Directions:
Skip all pictures, then print the remaining material exactly.

Provided material:
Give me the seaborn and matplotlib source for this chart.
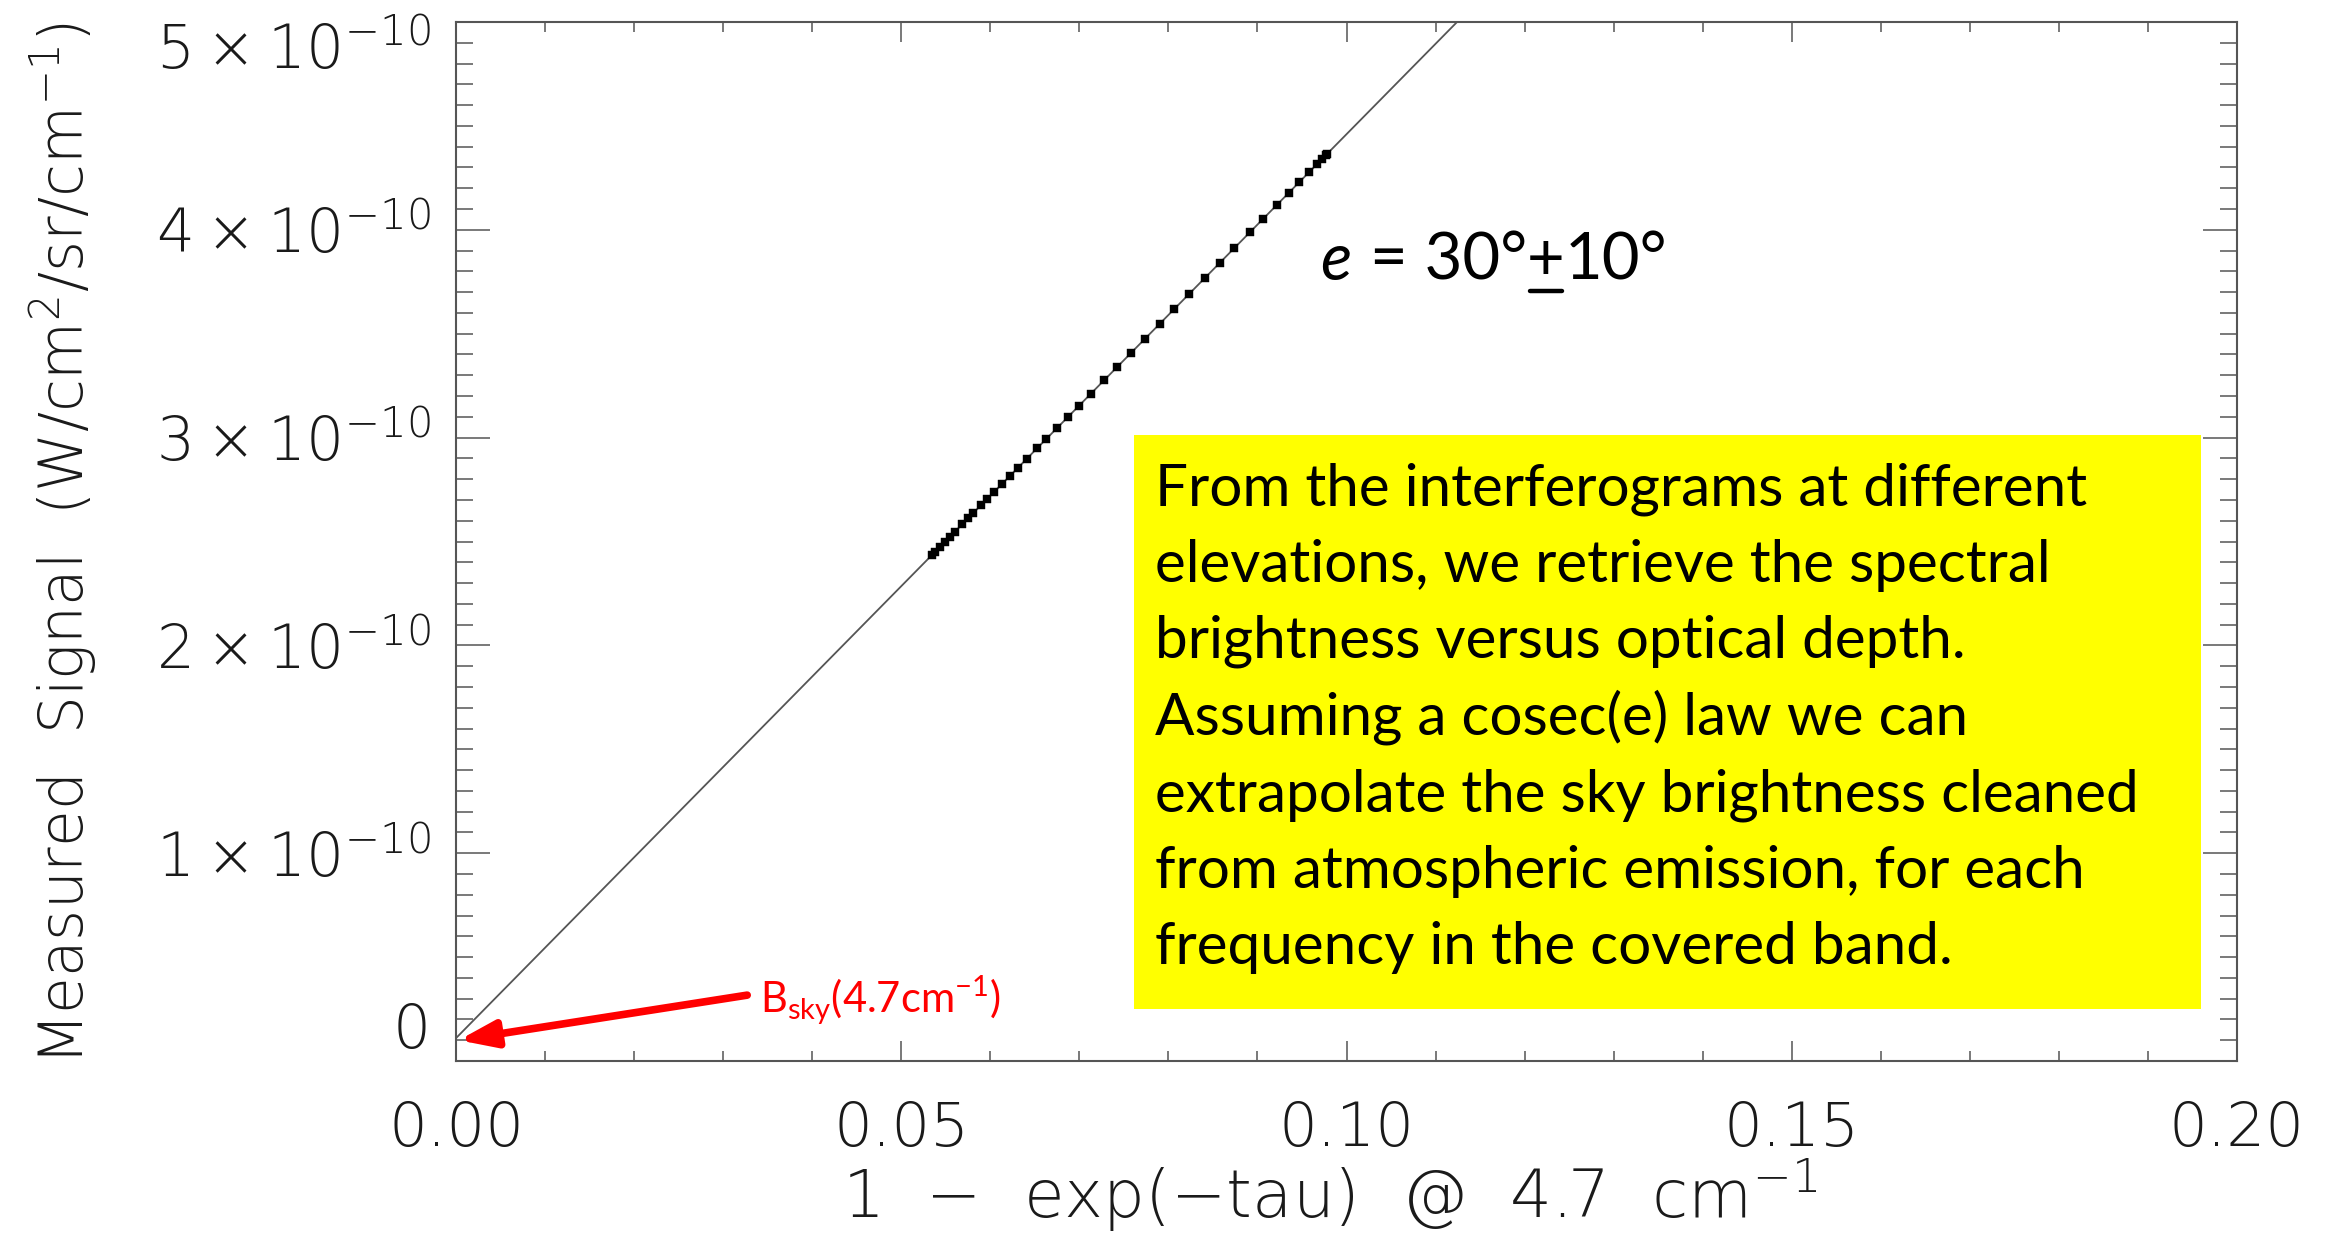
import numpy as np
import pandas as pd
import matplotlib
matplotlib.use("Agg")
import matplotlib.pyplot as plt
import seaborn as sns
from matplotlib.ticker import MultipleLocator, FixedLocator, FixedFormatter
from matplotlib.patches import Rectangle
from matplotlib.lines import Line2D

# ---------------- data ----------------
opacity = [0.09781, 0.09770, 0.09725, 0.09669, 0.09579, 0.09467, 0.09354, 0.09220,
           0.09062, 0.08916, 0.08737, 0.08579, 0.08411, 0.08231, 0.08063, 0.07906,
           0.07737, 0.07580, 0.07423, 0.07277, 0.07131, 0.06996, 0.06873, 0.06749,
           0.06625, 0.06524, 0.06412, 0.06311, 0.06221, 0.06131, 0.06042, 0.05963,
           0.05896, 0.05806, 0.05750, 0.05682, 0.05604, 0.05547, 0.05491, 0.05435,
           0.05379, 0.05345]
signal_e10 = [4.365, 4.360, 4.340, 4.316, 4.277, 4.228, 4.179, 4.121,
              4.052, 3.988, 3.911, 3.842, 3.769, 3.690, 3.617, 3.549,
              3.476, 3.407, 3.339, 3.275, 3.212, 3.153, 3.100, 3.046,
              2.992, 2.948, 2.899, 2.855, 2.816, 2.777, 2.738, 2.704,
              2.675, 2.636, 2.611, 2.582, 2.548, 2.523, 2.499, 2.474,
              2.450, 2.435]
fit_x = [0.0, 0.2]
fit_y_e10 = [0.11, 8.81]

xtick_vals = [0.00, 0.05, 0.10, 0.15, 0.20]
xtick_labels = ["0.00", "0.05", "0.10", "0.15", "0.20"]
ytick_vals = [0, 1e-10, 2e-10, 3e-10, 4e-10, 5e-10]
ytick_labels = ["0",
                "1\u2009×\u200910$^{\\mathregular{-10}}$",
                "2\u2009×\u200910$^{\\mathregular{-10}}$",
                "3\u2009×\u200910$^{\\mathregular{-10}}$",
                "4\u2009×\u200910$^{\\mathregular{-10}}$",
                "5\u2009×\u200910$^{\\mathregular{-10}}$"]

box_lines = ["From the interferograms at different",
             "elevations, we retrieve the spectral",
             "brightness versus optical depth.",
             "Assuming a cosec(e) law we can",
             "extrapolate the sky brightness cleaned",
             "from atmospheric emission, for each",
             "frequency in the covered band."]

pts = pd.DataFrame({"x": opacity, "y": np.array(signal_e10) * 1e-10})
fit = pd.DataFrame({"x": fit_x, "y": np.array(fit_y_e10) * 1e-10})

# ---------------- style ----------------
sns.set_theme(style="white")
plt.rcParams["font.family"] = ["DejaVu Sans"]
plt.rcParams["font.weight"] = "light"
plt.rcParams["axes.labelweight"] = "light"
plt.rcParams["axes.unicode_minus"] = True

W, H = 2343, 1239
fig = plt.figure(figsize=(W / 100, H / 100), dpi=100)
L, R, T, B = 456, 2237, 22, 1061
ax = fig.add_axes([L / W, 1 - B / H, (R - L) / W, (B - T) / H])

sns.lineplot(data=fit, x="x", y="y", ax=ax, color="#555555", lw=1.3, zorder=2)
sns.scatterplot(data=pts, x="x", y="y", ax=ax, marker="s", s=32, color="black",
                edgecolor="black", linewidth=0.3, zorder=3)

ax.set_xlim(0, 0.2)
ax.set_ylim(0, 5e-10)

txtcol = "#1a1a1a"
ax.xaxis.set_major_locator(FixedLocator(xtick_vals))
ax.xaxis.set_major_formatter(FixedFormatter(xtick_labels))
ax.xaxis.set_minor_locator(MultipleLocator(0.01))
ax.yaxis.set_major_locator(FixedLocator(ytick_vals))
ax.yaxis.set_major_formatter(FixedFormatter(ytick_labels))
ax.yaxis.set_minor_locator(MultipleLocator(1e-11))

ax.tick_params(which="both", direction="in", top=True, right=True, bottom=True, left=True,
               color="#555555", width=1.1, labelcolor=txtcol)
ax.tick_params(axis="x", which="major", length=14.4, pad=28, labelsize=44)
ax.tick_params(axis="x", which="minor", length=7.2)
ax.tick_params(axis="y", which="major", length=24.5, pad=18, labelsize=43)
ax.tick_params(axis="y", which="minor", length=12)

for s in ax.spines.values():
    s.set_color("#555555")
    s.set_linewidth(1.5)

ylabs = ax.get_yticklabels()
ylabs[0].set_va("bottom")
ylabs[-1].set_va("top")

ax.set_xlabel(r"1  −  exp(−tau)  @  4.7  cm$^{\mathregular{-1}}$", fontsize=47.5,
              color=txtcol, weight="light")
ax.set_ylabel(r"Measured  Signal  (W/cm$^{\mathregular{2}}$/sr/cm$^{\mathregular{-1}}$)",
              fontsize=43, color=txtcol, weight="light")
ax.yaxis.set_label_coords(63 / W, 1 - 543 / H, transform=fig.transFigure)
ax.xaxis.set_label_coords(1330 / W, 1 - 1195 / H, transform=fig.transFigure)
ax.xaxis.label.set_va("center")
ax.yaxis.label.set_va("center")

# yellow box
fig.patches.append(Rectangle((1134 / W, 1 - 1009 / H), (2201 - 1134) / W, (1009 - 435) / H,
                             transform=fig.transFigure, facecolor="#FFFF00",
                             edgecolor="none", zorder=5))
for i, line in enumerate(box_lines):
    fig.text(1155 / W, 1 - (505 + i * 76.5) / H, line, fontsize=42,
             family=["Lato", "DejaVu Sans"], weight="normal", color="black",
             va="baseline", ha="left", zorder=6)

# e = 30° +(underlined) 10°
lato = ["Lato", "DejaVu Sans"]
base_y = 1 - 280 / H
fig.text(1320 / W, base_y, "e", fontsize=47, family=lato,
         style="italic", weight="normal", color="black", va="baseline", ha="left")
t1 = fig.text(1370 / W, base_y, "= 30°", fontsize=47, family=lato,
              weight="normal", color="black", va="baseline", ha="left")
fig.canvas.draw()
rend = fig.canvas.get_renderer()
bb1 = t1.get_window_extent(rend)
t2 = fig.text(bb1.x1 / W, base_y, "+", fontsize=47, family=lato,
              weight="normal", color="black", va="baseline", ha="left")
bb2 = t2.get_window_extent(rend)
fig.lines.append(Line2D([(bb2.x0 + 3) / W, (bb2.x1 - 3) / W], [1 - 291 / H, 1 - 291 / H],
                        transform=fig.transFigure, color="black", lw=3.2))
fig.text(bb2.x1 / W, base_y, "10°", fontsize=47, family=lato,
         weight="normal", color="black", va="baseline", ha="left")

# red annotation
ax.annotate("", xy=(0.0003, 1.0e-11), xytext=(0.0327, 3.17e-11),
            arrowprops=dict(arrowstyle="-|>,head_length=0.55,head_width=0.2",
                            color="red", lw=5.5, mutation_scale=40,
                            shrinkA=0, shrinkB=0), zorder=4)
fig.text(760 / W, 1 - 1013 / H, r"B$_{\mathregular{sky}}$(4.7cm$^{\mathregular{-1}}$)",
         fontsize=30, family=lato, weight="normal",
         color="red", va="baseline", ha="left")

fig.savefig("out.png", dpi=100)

Task response:
Give me the seaborn and matplotlib source for this chart.
import numpy as np
import pandas as pd
import matplotlib
matplotlib.use("Agg")
import matplotlib.pyplot as plt
import seaborn as sns
from matplotlib.ticker import MultipleLocator, FixedLocator, FixedFormatter
from matplotlib.patches import Rectangle
from matplotlib.lines import Line2D

# ---------------- data ----------------
opacity = [0.09781, 0.09770, 0.09725, 0.09669, 0.09579, 0.09467, 0.09354, 0.09220,
           0.09062, 0.08916, 0.08737, 0.08579, 0.08411, 0.08231, 0.08063, 0.07906,
           0.07737, 0.07580, 0.07423, 0.07277, 0.07131, 0.06996, 0.06873, 0.06749,
           0.06625, 0.06524, 0.06412, 0.06311, 0.06221, 0.06131, 0.06042, 0.05963,
           0.05896, 0.05806, 0.05750, 0.05682, 0.05604, 0.05547, 0.05491, 0.05435,
           0.05379, 0.05345]
signal_e10 = [4.365, 4.360, 4.340, 4.316, 4.277, 4.228, 4.179, 4.121,
              4.052, 3.988, 3.911, 3.842, 3.769, 3.690, 3.617, 3.549,
              3.476, 3.407, 3.339, 3.275, 3.212, 3.153, 3.100, 3.046,
              2.992, 2.948, 2.899, 2.855, 2.816, 2.777, 2.738, 2.704,
              2.675, 2.636, 2.611, 2.582, 2.548, 2.523, 2.499, 2.474,
              2.450, 2.435]
fit_x = [0.0, 0.2]
fit_y_e10 = [0.11, 8.81]

xtick_vals = [0.00, 0.05, 0.10, 0.15, 0.20]
xtick_labels = ["0.00", "0.05", "0.10", "0.15", "0.20"]
ytick_vals = [0, 1e-10, 2e-10, 3e-10, 4e-10, 5e-10]
ytick_labels = ["0",
                "1\u2009×\u200910$^{\\mathregular{-10}}$",
                "2\u2009×\u200910$^{\\mathregular{-10}}$",
                "3\u2009×\u200910$^{\\mathregular{-10}}$",
                "4\u2009×\u200910$^{\\mathregular{-10}}$",
                "5\u2009×\u200910$^{\\mathregular{-10}}$"]

box_lines = ["From the interferograms at different",
             "elevations, we retrieve the spectral",
             "brightness versus optical depth.",
             "Assuming a cosec(e) law we can",
             "extrapolate the sky brightness cleaned",
             "from atmospheric emission, for each",
             "frequency in the covered band."]

pts = pd.DataFrame({"x": opacity, "y": np.array(signal_e10) * 1e-10})
fit = pd.DataFrame({"x": fit_x, "y": np.array(fit_y_e10) * 1e-10})

# ---------------- style ----------------
sns.set_theme(style="white")
plt.rcParams["font.family"] = ["DejaVu Sans"]
plt.rcParams["font.weight"] = "light"
plt.rcParams["axes.labelweight"] = "light"
plt.rcParams["axes.unicode_minus"] = True

W, H = 2343, 1239
fig = plt.figure(figsize=(W / 100, H / 100), dpi=100)
L, R, T, B = 456, 2237, 22, 1061
ax = fig.add_axes([L / W, 1 - B / H, (R - L) / W, (B - T) / H])

sns.lineplot(data=fit, x="x", y="y", ax=ax, color="#555555", lw=1.3, zorder=2)
sns.scatterplot(data=pts, x="x", y="y", ax=ax, marker="s", s=32, color="black",
                edgecolor="black", linewidth=0.3, zorder=3)

ax.set_xlim(0, 0.2)
ax.set_ylim(0, 5e-10)

txtcol = "#1a1a1a"
ax.xaxis.set_major_locator(FixedLocator(xtick_vals))
ax.xaxis.set_major_formatter(FixedFormatter(xtick_labels))
ax.xaxis.set_minor_locator(MultipleLocator(0.01))
ax.yaxis.set_major_locator(FixedLocator(ytick_vals))
ax.yaxis.set_major_formatter(FixedFormatter(ytick_labels))
ax.yaxis.set_minor_locator(MultipleLocator(1e-11))

ax.tick_params(which="both", direction="in", top=True, right=True, bottom=True, left=True,
               color="#555555", width=1.1, labelcolor=txtcol)
ax.tick_params(axis="x", which="major", length=14.4, pad=28, labelsize=44)
ax.tick_params(axis="x", which="minor", length=7.2)
ax.tick_params(axis="y", which="major", length=24.5, pad=18, labelsize=43)
ax.tick_params(axis="y", which="minor", length=12)

for s in ax.spines.values():
    s.set_color("#555555")
    s.set_linewidth(1.5)

ylabs = ax.get_yticklabels()
ylabs[0].set_va("bottom")
ylabs[-1].set_va("top")

ax.set_xlabel(r"1  −  exp(−tau)  @  4.7  cm$^{\mathregular{-1}}$", fontsize=47.5,
              color=txtcol, weight="light")
ax.set_ylabel(r"Measured  Signal  (W/cm$^{\mathregular{2}}$/sr/cm$^{\mathregular{-1}}$)",
              fontsize=43, color=txtcol, weight="light")
ax.yaxis.set_label_coords(63 / W, 1 - 543 / H, transform=fig.transFigure)
ax.xaxis.set_label_coords(1330 / W, 1 - 1195 / H, transform=fig.transFigure)
ax.xaxis.label.set_va("center")
ax.yaxis.label.set_va("center")

# yellow box
fig.patches.append(Rectangle((1134 / W, 1 - 1009 / H), (2201 - 1134) / W, (1009 - 435) / H,
                             transform=fig.transFigure, facecolor="#FFFF00",
                             edgecolor="none", zorder=5))
for i, line in enumerate(box_lines):
    fig.text(1155 / W, 1 - (505 + i * 76.5) / H, line, fontsize=42,
             family=["Lato", "DejaVu Sans"], weight="normal", color="black",
             va="baseline", ha="left", zorder=6)

# e = 30° +(underlined) 10°
lato = ["Lato", "DejaVu Sans"]
base_y = 1 - 280 / H
fig.text(1320 / W, base_y, "e", fontsize=47, family=lato,
         style="italic", weight="normal", color="black", va="baseline", ha="left")
t1 = fig.text(1370 / W, base_y, "= 30°", fontsize=47, family=lato,
              weight="normal", color="black", va="baseline", ha="left")
fig.canvas.draw()
rend = fig.canvas.get_renderer()
bb1 = t1.get_window_extent(rend)
t2 = fig.text(bb1.x1 / W, base_y, "+", fontsize=47, family=lato,
              weight="normal", color="black", va="baseline", ha="left")
bb2 = t2.get_window_extent(rend)
fig.lines.append(Line2D([(bb2.x0 + 3) / W, (bb2.x1 - 3) / W], [1 - 291 / H, 1 - 291 / H],
                        transform=fig.transFigure, color="black", lw=3.2))
fig.text(bb2.x1 / W, base_y, "10°", fontsize=47, family=lato,
         weight="normal", color="black", va="baseline", ha="left")

# red annotation
ax.annotate("", xy=(0.0003, 1.0e-11), xytext=(0.0327, 3.17e-11),
            arrowprops=dict(arrowstyle="-|>,head_length=0.55,head_width=0.2",
                            color="red", lw=5.5, mutation_scale=40,
                            shrinkA=0, shrinkB=0), zorder=4)
fig.text(760 / W, 1 - 1013 / H, r"B$_{\mathregular{sky}}$(4.7cm$^{\mathregular{-1}}$)",
         fontsize=30, family=lato, weight="normal",
         color="red", va="baseline", ha="left")

fig.savefig("out.png", dpi=100)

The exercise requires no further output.